Cafes are offer free coffee for people who use their wi-fi to log on an update their enrollment, nightclubs have staff with i-pads encouraging people to sign up to vote, Australians living overseas are being encouraged to take part in the political process.

Former Liberal leader Dr John Hewson thinks this surge of newly enrolled voters might be an extra challenge for the coalition at the next election.

Appearing on SKY News Hewson dubbed it the ‘Theresa May Effect’ noting that the British PM was expected to have a landslide win in the recent UK election but had only just managed to hold on to government by forming a coalition. A big increase in the number of young people voting is attributed to the unexpected result.

“The young vote in this country is so readily discounted,” Dr Hewson said “It is potentially, I think, so significant and now will be mobilised.”

Younger voters are believed to be more likely to vote for The Greens or Labor over the Liberals and Nationals, which could be a problem for the coalition the next time the country goes to the ballot boxes.

Liberal frontbencher Josh Frydenberg has welcomed the surge of newly engaged voters, saying it’s good for democracy.

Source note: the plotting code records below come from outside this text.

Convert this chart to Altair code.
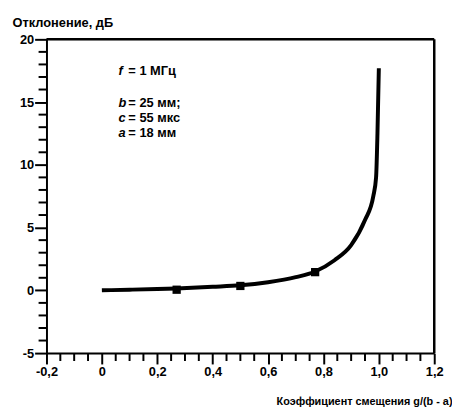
import altair as alt
import pandas as pd

# Curve values
curve_x = [0, 0.1, 0.2, 0.27, 0.4, 0.5, 0.6, 0.7, 0.77, 0.84, 0.9, 0.95, 0.98, 0.99, 0.995, 1.0]
curve_y = [0, 0.05, 0.1, 0.15, 0.28, 0.4, 0.65, 1.05, 1.5, 2.4, 3.6, 5.6, 7.5, 9.0, 12.5, 17.7]

# Measured points (square markers)
pts_x = [0.27, 0.5, 0.77]
pts_y = [0.05, 0.35, 1.45]

# Annotation lines
ann_letters = ["f", "b", "c", "a"]
ann_rest = ["= 1 МГц", "= 25 мм;", "= 55 мкс", "= 18 мм"]
ann_x = [0.06, 0.06, 0.06, 0.06]
ann_y = [17.5, 14.9, 13.7, 12.5]

x_range = [-0.2, 1.2]
y_range = [-5, 20]

x_major = [-0.2, 0, 0.2, 0.4, 0.6, 0.8, 1.0, 1.2]
x_minor = [-0.15, -0.1, -0.05, 0.05, 0.1, 0.15, 0.25, 0.3, 0.35, 0.45, 0.5, 0.55,
           0.65, 0.7, 0.75, 0.85, 0.9, 0.95, 1.05, 1.1, 1.15]
y_major = [-5, 0, 5, 10, 15, 20]
y_minor = [-4, -3, -2, -1, 1, 2, 3, 4, 6, 7, 8, 9, 11, 12, 13, 14, 16, 17, 18, 19]

curve = pd.DataFrame({"x": curve_x, "y": curve_y})
pts = pd.DataFrame({"x": pts_x, "y": pts_y})
ann = pd.DataFrame({"x": ann_x, "y": ann_y, "letter": ann_letters, "rest": ann_rest})
xmin_df = pd.DataFrame({"x": x_minor})
ymin_df = pd.DataFrame({"y": y_minor})
top_df = pd.DataFrame({"x0": [x_range[0]], "x1": [x_range[1]], "y": [y_range[1]]})
right_df = pd.DataFrame({"x": [x_range[1]], "y0": [y_range[0]], "y1": [y_range[1]]})

FONT = "Liberation Sans"
W, H = 393, 318

xscale = alt.Scale(domain=x_range, nice=False, zero=False)
yscale = alt.Scale(domain=y_range, nice=False, zero=False)

label_expr_x = "datum.value == 0 ? '0' : replace(replace(format(datum.value, '.1f'), '.', ','), '\u2212', '-')"

x_axis = alt.Axis(
    values=x_major, labelExpr=label_expr_x, orient="bottom",
    title="Коэффициент смещения g/(b - a)", titleFont=FONT, titleFontSize=11,
    titleFontWeight="bold", titleAnchor="end", titleAlign="right",
    titleX=411, titleY=52, titleBaseline="alphabetic",
    labelFont=FONT, labelFontSize=13, labelFontWeight="bold", labelColor="black",
    tickSize=11, tickWidth=2, tickColor="black", domainColor="black", domainWidth=2,
    grid=False, labelPadding=2, labelFlush=False, labelOverlap=False,
)
y_axis = alt.Axis(
    values=y_major, orient="left",
    labelExpr="datum.value < 0 ? '-' + abs(datum.value) : '' + datum.value",
    title="Отклонение, дБ", titleFont=FONT, titleFontSize=13, titleFontWeight="bold",
    titleAngle=0, titleAlign="left", titleX=-35, titleY=-13, titleBaseline="alphabetic",
    labelFont=FONT, labelFontSize=13, labelFontWeight="bold", labelColor="black",
    tickSize=12, tickWidth=2, tickColor="black", domainColor="black", domainWidth=2,
    grid=False, labelPadding=1, labelFlush=False, labelOverlap=False,
)

X = alt.X("x:Q", scale=xscale, axis=x_axis)
Y = alt.Y("y:Q", scale=yscale, axis=y_axis)

line = alt.Chart(curve).mark_line(color="black", strokeWidth=4, interpolate="monotone").encode(x=X, y=Y)

markers = alt.Chart(pts).mark_square(color="black", size=70, opacity=1).encode(x=X, y=Y)

# minor ticks, positioned through the scales
x_minor_ticks = alt.Chart(xmin_df).mark_rule(color="black", strokeWidth=2).encode(
    x=X, y=alt.value(H), y2=alt.value(H + 8)
)
y_minor_ticks = alt.Chart(ymin_df).mark_rule(color="black", strokeWidth=2).encode(
    y=Y, x=alt.value(0), x2=alt.value(-8)
)

# top and right borders of the frame
top_border = alt.Chart(top_df).mark_rule(color="black", strokeWidth=2.5).encode(
    x=alt.X("x0:Q", scale=xscale, axis=x_axis), x2="x1:Q", y=Y
)
right_border = alt.Chart(right_df).mark_rule(color="black", strokeWidth=2.5).encode(
    x=X, y=alt.Y("y0:Q", scale=yscale, axis=y_axis), y2="y1:Q"
)

letters = alt.Chart(ann).mark_text(
    font=FONT, fontSize=13, fontWeight="bold", fontStyle="italic", align="left",
    baseline="middle", color="black"
).encode(x=X, y=Y, text="letter:N")

rest = alt.Chart(ann).mark_text(
    font=FONT, fontSize=13, fontWeight="bold", align="left", baseline="middle",
    color="black", dx=10
).encode(x=X, y=Y, text="rest:N")

chart = alt.layer(
    line, markers, x_minor_ticks, y_minor_ticks, top_border, right_border, letters, rest
).properties(
    width=W, height=H,
    autosize=alt.AutoSizeParams(type="none"),
    padding={"left": 39, "top": 29, "right": 18, "bottom": 61},
).configure_view(
    stroke="black", strokeWidth=2
).configure(background="white")

chart.save("out.html", embed_options={"renderer": "svg", "actions": False})
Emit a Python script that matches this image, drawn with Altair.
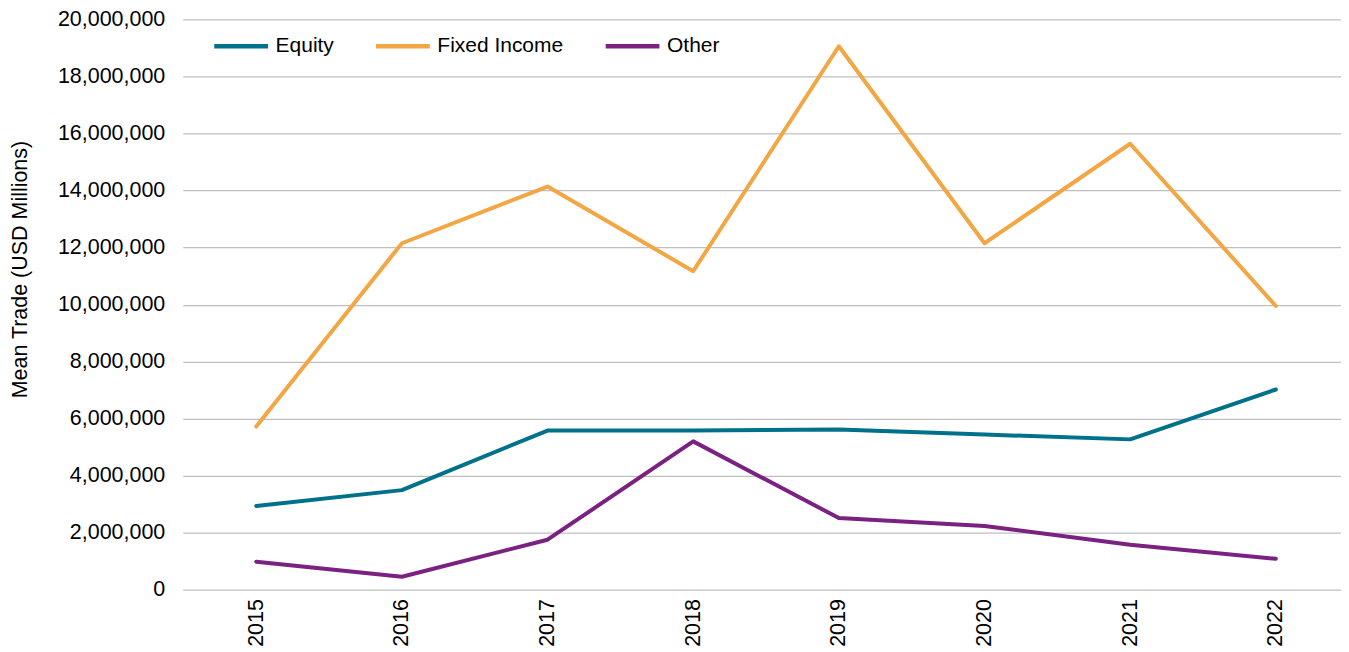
import altair as alt
import pandas as pd

years = ["2015", "2016", "2017", "2018", "2019", "2020", "2021", "2022"]
equity = [2930000, 3490000, 5580000, 5580000, 5620000, 5440000, 5270000, 7020000]
fixed_income = [5720000, 12150000, 14140000, 11170000, 19060000, 12150000, 15640000, 9950000]
other = [980000, 450000, 1750000, 5200000, 2510000, 2230000, 1570000, 1080000]

series_names = ["Equity", "Fixed Income", "Other"]
series_colors = ["#00718B", "#F2A644", "#7A2181"]

rows = []
for name, vals in zip(series_names, [equity, fixed_income, other]):
    for y, v in zip(years, vals):
        rows.append({"Year": y, "Series": name, "Value": v})
df = pd.DataFrame(rows)

FONT = "Liberation Sans"

chart = alt.Chart(df).mark_line(strokeWidth=4, strokeCap="round", strokeJoin="round").encode(
    x=alt.X("Year:O", sort=years, title=None,
            scale=alt.Scale(type="point", padding=0.476, align=0.53),
            axis=alt.Axis(labelAngle=-90, labelFontSize=21.5, labelFont=FONT, labelColor="#000000",
                          ticks=False, domain=False, grid=False, labelPadding=9)),
    y=alt.Y("Value:Q", title="Mean Trade (USD Millions)",
            scale=alt.Scale(domain=[0, 20000000], nice=False),
            axis=alt.Axis(values=list(range(0, 20000001, 2000000)), format=",.0f",
                          labelFontSize=21.5, labelFont=FONT, labelColor="#000000",
                          titleFontSize=21.5, titleFont=FONT, titleFontWeight="normal", titleColor="#000000",
                          titlePadding=26, labelPadding=18, ticks=False, domain=False, titleY=250,
                          grid=True, gridColor="#BFBFBF", gridWidth=1.3)),
    color=alt.Color("Series:N", sort=series_names,
                    scale=alt.Scale(domain=series_names, range=series_colors),
                    legend=alt.Legend(title=None, orient="none", direction="horizontal",
                                      legendX=29, legendY=-3,
                                      symbolType="stroke", symbolSize=2900, symbolStrokeWidth=4.5,
                                      labelFontSize=21, labelFont=FONT, labelColor="#000000",
                                      labelOffset=5, columnPadding=32, padding=0)),
).properties(
    width=1160, height=571,
    padding={"left": 1, "top": 0, "right": 0, "bottom": 0},
).configure_view(stroke=None)

chart.save("out.html", embed_options={"renderer": "svg", "actions": False})
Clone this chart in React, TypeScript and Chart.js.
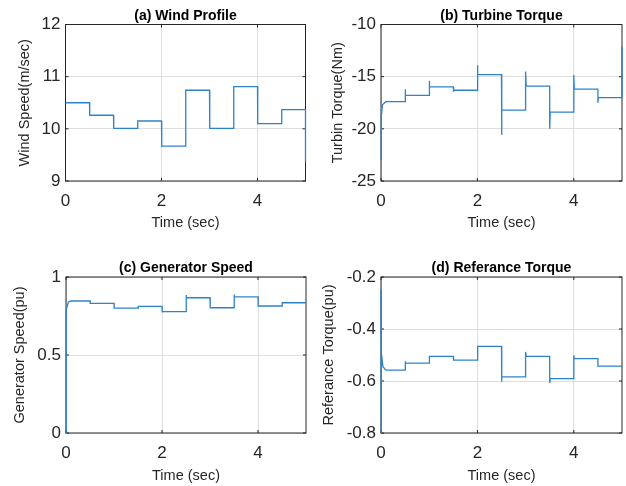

“The more people who participate and exercise their natural right to participate in our wonderful, healthy, robust Australian democracy the better, and I look forward to more people registering in the weeks ahead,” he told Sky News.

“The more people who enroll the better, I don’t think you would find a politician who would disagree with that.”

You can enroll to vote and check your address is up to date at the Australian Electoral Commission. To take part in the postal survey on marriage equality you must be enrolled by August 24.